ヴァレリー・アファナシエフの「ピアニストは語る」

ヴァレリー・アファナシエフの「ピアニストは語る」を読了。青澤隆明氏が日本の青山の「蕉雨園」にて英語でインタビューして、そのアファナシエフの応答を日本語訳したものです。このパンデミックの中での読書の中での、ある意味最良のものとなりました。しかも、最近幸運にも一新することが出来て、ピアノの音が本当に美しく響くようになったオーディオセットで、実際にアファナシエフの演奏を聴きながら読む、という贅沢に恵まれました。
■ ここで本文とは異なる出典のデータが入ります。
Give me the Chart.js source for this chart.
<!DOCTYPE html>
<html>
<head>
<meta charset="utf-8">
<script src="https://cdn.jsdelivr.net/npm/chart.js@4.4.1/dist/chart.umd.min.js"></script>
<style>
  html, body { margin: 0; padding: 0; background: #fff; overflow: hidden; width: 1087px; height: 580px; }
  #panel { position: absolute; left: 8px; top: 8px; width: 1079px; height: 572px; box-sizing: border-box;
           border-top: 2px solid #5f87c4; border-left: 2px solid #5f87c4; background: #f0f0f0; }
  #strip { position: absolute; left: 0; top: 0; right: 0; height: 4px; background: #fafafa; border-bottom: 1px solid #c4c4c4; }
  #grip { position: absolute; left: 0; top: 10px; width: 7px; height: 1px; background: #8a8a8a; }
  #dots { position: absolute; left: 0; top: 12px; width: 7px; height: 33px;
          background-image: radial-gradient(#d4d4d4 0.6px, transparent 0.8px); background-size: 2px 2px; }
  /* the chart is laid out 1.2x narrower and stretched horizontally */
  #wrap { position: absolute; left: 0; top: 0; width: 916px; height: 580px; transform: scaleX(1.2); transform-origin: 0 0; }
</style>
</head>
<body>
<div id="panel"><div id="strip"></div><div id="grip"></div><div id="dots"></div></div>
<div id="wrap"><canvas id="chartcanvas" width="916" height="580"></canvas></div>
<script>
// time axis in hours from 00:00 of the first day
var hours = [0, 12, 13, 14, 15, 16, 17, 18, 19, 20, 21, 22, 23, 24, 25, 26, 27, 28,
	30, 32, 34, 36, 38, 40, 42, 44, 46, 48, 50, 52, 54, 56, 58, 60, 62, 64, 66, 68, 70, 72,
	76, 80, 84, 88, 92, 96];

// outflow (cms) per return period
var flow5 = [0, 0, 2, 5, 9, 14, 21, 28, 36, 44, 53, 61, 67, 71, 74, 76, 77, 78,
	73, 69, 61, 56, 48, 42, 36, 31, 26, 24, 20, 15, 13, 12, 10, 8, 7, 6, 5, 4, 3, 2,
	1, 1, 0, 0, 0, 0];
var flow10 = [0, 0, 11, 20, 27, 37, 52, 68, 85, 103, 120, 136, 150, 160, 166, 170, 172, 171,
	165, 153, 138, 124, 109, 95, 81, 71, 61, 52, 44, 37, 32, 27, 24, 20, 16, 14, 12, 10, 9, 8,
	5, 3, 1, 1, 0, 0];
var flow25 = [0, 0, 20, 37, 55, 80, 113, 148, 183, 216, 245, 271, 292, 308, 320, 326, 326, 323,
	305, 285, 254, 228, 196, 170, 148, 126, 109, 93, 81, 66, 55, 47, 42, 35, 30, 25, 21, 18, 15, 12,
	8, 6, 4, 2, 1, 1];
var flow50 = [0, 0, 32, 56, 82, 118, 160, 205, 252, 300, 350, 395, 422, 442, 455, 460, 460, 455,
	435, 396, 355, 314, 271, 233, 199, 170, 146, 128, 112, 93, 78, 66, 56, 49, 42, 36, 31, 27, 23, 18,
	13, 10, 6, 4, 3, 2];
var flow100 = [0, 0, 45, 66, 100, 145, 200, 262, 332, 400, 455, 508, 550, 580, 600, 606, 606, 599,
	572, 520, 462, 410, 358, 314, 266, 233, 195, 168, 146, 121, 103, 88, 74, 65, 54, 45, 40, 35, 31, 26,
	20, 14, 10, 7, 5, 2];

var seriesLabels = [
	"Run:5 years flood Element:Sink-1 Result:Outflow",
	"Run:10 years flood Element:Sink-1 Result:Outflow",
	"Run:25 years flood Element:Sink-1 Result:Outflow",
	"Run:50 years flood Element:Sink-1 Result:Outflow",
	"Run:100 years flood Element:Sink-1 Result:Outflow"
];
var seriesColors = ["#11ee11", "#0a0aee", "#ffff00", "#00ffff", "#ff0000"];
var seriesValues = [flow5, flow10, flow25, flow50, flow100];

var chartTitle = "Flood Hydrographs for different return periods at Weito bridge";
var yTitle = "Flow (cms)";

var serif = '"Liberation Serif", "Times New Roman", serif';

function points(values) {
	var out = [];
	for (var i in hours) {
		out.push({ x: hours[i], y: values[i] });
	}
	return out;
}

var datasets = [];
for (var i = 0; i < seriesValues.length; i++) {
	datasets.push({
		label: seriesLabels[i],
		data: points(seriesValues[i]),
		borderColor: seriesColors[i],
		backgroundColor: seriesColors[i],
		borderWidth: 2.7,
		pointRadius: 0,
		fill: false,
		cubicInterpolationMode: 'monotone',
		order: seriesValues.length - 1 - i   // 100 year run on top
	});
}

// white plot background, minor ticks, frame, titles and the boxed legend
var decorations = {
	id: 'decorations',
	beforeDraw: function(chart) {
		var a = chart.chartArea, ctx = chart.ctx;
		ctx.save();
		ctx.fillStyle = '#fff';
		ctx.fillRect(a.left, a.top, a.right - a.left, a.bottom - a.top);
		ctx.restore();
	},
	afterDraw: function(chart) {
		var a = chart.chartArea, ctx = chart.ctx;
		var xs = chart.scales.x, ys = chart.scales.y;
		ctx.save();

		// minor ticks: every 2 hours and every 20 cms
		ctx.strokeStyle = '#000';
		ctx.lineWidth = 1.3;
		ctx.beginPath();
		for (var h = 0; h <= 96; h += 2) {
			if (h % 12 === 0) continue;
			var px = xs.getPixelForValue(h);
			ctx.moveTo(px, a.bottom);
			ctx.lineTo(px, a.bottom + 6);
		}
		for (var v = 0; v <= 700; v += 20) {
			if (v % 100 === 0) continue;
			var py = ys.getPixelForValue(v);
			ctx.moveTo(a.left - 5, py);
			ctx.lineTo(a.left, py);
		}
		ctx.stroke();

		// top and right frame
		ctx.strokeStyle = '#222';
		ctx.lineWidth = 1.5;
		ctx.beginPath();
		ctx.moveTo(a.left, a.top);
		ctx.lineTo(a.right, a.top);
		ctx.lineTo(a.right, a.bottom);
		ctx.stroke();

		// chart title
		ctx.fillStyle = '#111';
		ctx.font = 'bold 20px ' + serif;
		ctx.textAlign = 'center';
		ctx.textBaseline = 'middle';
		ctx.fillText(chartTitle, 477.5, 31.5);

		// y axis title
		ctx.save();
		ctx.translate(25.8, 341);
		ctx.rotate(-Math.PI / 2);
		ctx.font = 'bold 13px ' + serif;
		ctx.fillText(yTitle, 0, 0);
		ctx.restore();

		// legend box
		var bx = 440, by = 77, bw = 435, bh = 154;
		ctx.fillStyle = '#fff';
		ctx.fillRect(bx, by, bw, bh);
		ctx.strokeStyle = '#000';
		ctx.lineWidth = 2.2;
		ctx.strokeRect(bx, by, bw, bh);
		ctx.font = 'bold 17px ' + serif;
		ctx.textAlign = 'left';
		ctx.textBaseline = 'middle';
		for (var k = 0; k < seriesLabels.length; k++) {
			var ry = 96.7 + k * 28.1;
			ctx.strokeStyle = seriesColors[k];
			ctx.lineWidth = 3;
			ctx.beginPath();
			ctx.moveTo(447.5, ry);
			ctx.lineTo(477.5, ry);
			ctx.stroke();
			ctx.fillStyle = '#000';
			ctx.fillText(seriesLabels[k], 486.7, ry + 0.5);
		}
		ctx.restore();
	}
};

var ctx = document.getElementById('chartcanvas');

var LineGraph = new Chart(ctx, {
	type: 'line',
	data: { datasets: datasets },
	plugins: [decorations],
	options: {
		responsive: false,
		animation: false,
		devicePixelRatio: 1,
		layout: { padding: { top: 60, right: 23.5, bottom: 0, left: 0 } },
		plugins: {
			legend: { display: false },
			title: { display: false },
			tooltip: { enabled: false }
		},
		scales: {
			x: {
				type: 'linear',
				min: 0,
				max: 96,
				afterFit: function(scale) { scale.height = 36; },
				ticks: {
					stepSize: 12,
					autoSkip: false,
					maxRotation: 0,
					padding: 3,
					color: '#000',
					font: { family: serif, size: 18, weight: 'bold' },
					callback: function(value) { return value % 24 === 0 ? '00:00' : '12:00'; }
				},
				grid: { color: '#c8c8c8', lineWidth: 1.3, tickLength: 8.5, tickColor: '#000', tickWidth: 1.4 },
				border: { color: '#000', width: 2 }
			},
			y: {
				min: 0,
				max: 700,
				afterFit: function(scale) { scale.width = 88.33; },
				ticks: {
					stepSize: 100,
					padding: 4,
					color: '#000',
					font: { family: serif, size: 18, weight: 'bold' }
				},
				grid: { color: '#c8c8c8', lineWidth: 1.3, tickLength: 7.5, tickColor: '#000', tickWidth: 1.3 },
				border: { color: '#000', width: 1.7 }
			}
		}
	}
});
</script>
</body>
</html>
直接のきっかけは、アファナシエフによるモーツァルトのイ短調のピアノ・ソナタ(K.310)のアファナシエフの演奏を巡る知人との論争からでした。アファナシエフについては、私はいくつかのCDを聴くことにより、「異才」だと思っていました。「異なる才能」です。そしてこの本を読むことにより、それはかなりの部分正しいことが分かりました。アファナシエフの偉大さは人と違う我が道を行きながら、そしてそれが自然の理を踏み外さないことだと思います。「人と違う演奏」というだけなら、私達は既にグレン・グールドというピアニストを知っています。私も30種類くらいのグールドのCDを持っていますが、必ずしも全てが成功している訳ではありません。しかしながら、これまで私が聴いたアファナシエフの演奏には外れと感じたものがありません。もっともこうした演奏が万人に受け入れられるかはまた別の話で、今回モーツァルトのK.310について論争した相手の方は、残念ながらアファナシエフの演奏がお気に召さないようでした。
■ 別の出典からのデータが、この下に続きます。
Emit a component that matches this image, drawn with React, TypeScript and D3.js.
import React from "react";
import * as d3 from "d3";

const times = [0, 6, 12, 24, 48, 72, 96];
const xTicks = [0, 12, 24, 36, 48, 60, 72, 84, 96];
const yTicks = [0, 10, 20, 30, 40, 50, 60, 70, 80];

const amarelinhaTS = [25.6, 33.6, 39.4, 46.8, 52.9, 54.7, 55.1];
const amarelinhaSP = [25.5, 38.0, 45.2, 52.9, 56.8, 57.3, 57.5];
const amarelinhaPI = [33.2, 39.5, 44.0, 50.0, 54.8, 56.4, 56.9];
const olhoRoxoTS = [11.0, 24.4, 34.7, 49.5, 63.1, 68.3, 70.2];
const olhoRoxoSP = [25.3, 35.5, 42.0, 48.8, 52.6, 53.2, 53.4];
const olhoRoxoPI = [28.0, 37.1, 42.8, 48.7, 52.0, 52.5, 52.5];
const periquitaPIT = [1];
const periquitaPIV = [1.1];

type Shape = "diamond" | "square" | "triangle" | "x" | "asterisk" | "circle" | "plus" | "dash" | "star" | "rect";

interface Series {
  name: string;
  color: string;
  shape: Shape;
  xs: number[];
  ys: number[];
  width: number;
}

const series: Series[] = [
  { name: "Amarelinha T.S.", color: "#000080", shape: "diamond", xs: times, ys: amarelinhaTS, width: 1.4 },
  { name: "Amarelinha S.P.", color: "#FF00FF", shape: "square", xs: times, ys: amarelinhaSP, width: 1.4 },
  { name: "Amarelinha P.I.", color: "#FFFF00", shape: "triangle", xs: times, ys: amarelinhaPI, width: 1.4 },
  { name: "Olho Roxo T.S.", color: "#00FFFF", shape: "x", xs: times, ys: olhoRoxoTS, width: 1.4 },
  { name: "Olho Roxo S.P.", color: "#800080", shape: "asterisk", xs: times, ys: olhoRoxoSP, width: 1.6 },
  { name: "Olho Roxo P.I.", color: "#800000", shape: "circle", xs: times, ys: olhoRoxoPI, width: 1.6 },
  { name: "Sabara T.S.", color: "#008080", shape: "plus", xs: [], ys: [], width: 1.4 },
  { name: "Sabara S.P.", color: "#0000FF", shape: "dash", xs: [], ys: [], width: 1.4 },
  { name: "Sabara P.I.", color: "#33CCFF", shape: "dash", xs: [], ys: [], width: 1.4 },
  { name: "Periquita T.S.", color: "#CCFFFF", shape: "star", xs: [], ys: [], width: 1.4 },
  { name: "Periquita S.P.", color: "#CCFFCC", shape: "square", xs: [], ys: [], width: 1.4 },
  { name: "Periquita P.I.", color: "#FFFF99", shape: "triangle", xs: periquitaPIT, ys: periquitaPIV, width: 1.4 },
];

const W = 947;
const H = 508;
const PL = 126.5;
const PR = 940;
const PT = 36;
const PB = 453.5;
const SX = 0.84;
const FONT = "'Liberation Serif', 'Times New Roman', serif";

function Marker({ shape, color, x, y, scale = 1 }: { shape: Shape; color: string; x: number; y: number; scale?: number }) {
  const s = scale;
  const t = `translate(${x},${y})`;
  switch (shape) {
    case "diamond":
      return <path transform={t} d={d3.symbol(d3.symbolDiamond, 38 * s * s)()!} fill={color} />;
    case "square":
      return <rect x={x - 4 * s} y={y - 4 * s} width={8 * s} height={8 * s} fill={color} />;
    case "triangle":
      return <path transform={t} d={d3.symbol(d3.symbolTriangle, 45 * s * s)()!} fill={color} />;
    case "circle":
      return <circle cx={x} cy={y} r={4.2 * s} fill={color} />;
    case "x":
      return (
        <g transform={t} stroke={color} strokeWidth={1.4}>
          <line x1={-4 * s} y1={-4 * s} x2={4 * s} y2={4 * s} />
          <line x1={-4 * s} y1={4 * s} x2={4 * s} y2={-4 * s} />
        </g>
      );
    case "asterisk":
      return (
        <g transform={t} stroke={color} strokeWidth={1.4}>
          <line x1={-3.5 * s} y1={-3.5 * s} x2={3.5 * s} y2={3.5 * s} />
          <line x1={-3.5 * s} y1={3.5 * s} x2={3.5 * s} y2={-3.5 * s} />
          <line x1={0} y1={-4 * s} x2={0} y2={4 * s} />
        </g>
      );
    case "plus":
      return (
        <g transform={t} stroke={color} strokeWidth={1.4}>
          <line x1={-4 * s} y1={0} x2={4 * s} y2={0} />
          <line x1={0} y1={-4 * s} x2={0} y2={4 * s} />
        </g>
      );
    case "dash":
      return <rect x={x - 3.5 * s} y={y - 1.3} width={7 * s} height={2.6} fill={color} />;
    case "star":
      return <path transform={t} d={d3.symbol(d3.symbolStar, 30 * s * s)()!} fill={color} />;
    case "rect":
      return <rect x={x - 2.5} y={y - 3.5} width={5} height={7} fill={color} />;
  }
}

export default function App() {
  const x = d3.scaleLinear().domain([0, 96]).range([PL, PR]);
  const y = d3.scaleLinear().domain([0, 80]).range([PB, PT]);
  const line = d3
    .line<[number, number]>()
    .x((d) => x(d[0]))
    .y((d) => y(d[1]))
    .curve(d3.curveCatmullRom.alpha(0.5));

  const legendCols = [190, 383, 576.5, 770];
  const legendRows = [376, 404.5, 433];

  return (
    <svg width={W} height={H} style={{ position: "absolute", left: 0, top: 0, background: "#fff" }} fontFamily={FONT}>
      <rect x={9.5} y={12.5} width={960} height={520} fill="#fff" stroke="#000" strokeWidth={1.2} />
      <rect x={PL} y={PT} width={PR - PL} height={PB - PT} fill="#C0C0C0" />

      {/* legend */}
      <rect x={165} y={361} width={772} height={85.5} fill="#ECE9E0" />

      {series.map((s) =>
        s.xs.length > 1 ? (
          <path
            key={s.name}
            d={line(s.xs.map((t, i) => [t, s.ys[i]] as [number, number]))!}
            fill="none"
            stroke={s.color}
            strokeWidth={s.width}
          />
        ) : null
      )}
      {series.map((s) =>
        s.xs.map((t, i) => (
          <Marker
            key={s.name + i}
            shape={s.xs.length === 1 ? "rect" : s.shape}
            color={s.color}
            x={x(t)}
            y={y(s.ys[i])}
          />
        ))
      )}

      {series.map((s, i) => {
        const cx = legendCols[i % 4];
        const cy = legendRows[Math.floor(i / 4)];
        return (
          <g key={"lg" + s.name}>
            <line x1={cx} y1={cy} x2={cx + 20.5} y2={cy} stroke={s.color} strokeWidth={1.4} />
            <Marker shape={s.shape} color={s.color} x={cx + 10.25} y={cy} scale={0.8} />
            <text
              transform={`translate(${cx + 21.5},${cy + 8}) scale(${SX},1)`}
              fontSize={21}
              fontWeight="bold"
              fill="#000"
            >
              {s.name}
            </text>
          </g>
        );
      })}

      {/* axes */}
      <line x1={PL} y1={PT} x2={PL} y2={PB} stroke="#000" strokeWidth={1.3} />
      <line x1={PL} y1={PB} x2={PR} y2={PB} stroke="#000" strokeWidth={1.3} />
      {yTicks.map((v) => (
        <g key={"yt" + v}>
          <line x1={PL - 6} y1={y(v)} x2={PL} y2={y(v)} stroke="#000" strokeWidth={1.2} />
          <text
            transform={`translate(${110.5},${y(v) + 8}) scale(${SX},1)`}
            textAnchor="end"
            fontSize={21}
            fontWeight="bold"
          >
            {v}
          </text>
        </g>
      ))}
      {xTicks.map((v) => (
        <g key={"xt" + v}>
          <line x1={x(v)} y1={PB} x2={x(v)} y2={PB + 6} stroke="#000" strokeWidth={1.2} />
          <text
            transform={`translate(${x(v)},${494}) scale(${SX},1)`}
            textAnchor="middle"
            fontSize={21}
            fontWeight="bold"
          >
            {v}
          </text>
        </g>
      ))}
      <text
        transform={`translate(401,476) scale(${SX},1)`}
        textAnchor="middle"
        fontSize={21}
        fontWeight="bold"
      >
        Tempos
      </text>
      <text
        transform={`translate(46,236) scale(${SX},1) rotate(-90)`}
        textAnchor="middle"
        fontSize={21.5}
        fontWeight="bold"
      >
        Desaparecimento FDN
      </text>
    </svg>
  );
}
この本の前半に書かれている、旧ソ連でのピアニスト養成の教育の素晴らしさというものも興味深かったです。ちなみにアファナシエフはまったくもって早熟型ではなく、晩成型の典型で、早くから期待のエリートピアニストとして育てられた訳ではありませんが、そうした彼でもきちんとチャンスを掴むことが出来ました。また、アファナシエフがホロビッツの演奏の動画を見て、ホロヴィッツの指をピンと伸ばして演奏する姿に、自身が教えられた演奏スタイルのルーツを発見したというエピソードも興味深かったです。またアファナシエフの師の一人であったエミール・ギレリスについては、アファナシエフの演奏を本当に高く買っていたということが良く分かりました。また、アファナシエフがベルギーでの演奏会の後、西側に亡命を図って成功する部分は非常に興味深かったです。優れた芸術家であれば希望すれば簡単に亡命することが出来るのかと思っていたのはまるで違いました。
音楽を聴く上で、アーティストが語ることを別に知ることがプラスになるかマイナスになるか人とアーティスト次第と思いましたが、私は少なくとも彼の演奏をより深く理解出来るようになったと思います。